In the US, there is the similar risk of a wedge developing. This owes to the same feature of the UK market, namely that TIPS pay CPI as the inflation compensation index, and yet monetary policy makers target 2% not in CPI, but in PCE. Once again, these are different baskets, calculated differently, with different weights, and so they will seldom give you the same inflation number. Historically, the wedge has been approximately a quarter of a percent. It is worth keeping in mind that PCE measures spending by and on behalf of the personal sector, whilst CPI attempts to measure out of pocket spending by households.
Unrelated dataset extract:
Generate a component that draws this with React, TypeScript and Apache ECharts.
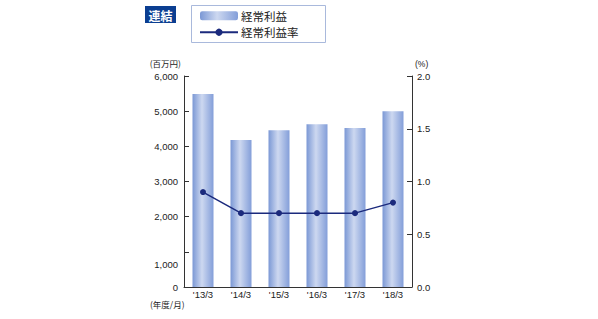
import React, { useEffect, useRef } from "react";
import * as echarts from "echarts";

const categories = ["'13/3", "'14/3", "'15/3", "'16/3", "'17/3", "'18/3"];
const ordinaryProfit = [5490, 4180, 4460, 4630, 4520, 5000];
const profitRate = [0.9, 0.7, 0.7, 0.7, 0.7, 0.8];
const leftTicks = [0, 1000, 2000, 3000, 4000, 5000, 6000];
const rightTicks = [0, 0.5, 1.0, 1.5, 2.0];

const FONT = "'Liberation Sans', Arial, 'Noto Sans CJK JP', sans-serif";

export default function App() {
  const ref = useRef<HTMLDivElement>(null);
  useEffect(() => {
    if (!ref.current) return;
    const chart = echarts.init(ref.current, undefined, { renderer: "svg" });
    const barGrad = new echarts.graphic.LinearGradient(0, 0, 1, 0, [
      { offset: 0, color: "#7b98d5" },
      { offset: 0.45, color: "#cdd8f0" },
      { offset: 1, color: "#839ed9" },
    ]);
    chart.setOption({
      animation: false,
      textStyle: { fontFamily: FONT },
      grid: { left: 184, right: 186, top: 76, bottom: 32 },
      legend: {
        orient: "vertical",
        left: 199,
        top: 10,
        itemWidth: 38,
        itemHeight: 9,
        itemGap: 5,
        padding: 0,
        textStyle: { fontSize: 11.5, color: "#222", fontFamily: "'Noto Sans CJK JP', sans-serif", padding: [0, 0, 0, -2] },
        data: [{ name: "経常利益" }, { name: "経常利益率" }],
      },
      xAxis: {
        type: "category",
        data: categories,
        axisLine: { lineStyle: { color: "#333", width: 1 } },
        axisTick: { show: false },
        axisLabel: { color: "#222", fontSize: 9.5, margin: 3 },
      },
      yAxis: [
        {
          type: "value",
          min: leftTicks[0],
          max: leftTicks[leftTicks.length - 1],
          interval: 1000,
          axisLine: { show: true, lineStyle: { color: "#333", width: 1 } },
          axisTick: { show: true, inside: true, length: 5, lineStyle: { color: "#333" } },
          splitLine: { show: false },
          axisLabel: {
            color: "#222",
            fontSize: 9.5,
            margin: 6,
            formatter: (v: number) =>
              v === 1000 ? "{low|1,000}" : v.toLocaleString("en-US"),
            rich: { low: { fontSize: 9.5, color: "#222", padding: [26, 0, 0, 0] } },
          },
        },
        {
          type: "value",
          min: rightTicks[0],
          max: rightTicks[rightTicks.length - 1],
          interval: 0.5,
          axisLine: { show: true, lineStyle: { color: "#333", width: 1 } },
          axisTick: { show: true, inside: true, length: 5, lineStyle: { color: "#333" } },
          splitLine: { show: false },
          axisLabel: {
            color: "#222",
            fontSize: 9.5,
            margin: 5,
            formatter: (v: number) => v.toFixed(1),
          },
        },
      ],
      series: [
        {
          name: "経常利益",
          type: "bar",
          data: ordinaryProfit,
          barWidth: 21,
          itemStyle: { color: barGrad },
        },
        {
          name: "経常利益率",
          type: "line",
          yAxisIndex: 1,
          data: profitRate,
          symbol: "circle",
          symbolSize: 6,
          lineStyle: { color: "#1b2a7d", width: 1.5 },
          itemStyle: { color: "#1b2a7d" },
        },
      ],
      graphic: [
        {
          type: "rect",
          shape: { x: 145, y: 6, width: 31, height: 17 },
          style: { fill: "#0b3e91" },
        },
        {
          type: "text",
          x: 160.5,
          y: 15,
          style: {
            text: "連結",
            fill: "#fff",
            fontSize: 12,
            fontWeight: "bold",
            fontFamily: "'Noto Sans CJK JP', sans-serif",
            align: "center",
            verticalAlign: "middle",
          },
        },
        {
          type: "rect",
          shape: { x: 191.5, y: 5.5, width: 134, height: 37 },
          style: { fill: "none", stroke: "#a9b9dc", lineWidth: 1 },
        },
        {
          type: "text",
          x: 181,
          y: 63,
          style: {
            text: "(百万円)",
            fill: "#222",
            fontSize: 8.5,
            fontFamily: "'Noto Sans CJK JP', sans-serif",
            align: "right",
            verticalAlign: "middle",
          },
        },
        {
          type: "text",
          x: 415,
          y: 64,
          style: {
            text: "(%)",
            fill: "#222",
            fontSize: 8.5,
            fontFamily: FONT,
            align: "left",
            verticalAlign: "middle",
          },
        },
        {
          type: "text",
          x: 150,
          y: 304,
          style: {
            text: "(年度/月)",
            fill: "#222",
            fontSize: 8.5,
            fontFamily: "'Noto Sans CJK JP', sans-serif",
            align: "left",
            verticalAlign: "middle",
          },
        },
      ],
    });
    return () => chart.dispose();
  }, []);
  return <div ref={ref} style={{ width: 598, height: 319, position: "absolute", left: 0, top: 0 }} />;
}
Housing costs and medical care costs look set to see the wedge between CPI and PCE rise above today’s 0.1% in the not-too-distant future. These relate in part to the formula effect, but also to the differences in weights in the two indices. Housing makes up 42% of CPI and 27% of PCE. Thus, when the housing market is strong and vacancies are low, CPI should be expected to increase at a faster pace than PCE. Medical care costs (6% of CPI and 22% of PCE) are also going to drive the wedge upwards, but in a different way. Medical inflation is set to be kept extremely low for at least the next 10 years given the prices being fixed for these costs by the government with regards to Medicare and Medicaid. CPI medical costs are not being state administered and so will not be held so low.
The chart shows how significant the wedge could become in terms of core prices, where it looks like the wedge could reach 0.8% and possibly go further. But as bond investors, we are most interested in the headline numbers as they define our inflation compensation in TIPS and the inflation target the Fed is striving towards. Morgan Stanley estimates that the headline wedge could become 0.5%, on account of the housing and medical cost differences. So if you believe, as I do, that the Fed is serious about its inflation target, then if PCE is 2%, CPI could be 2.5%. As a holder of TIPS, that extra 25% inflation compensation is only a good thing.
The labour market appears to be tighter in the US than in the UK or Europe at the moment, with less spare capacity and a greater likelihood of wage growth coming through this year. That is one reason an investor could prefer TIPS to index linked gilts or European linkers. Another reason for preferring TIPS is that the base effects from oil have been more severe on the way down in prices in the US than in the UK and Europe, and so will be more positive if the oil price stabilises or even rises. To these two positive reasons for investing in TIPS we can now add a third, that for the Fed to hit its 2% inflation target, CPI is going to be significantly higher.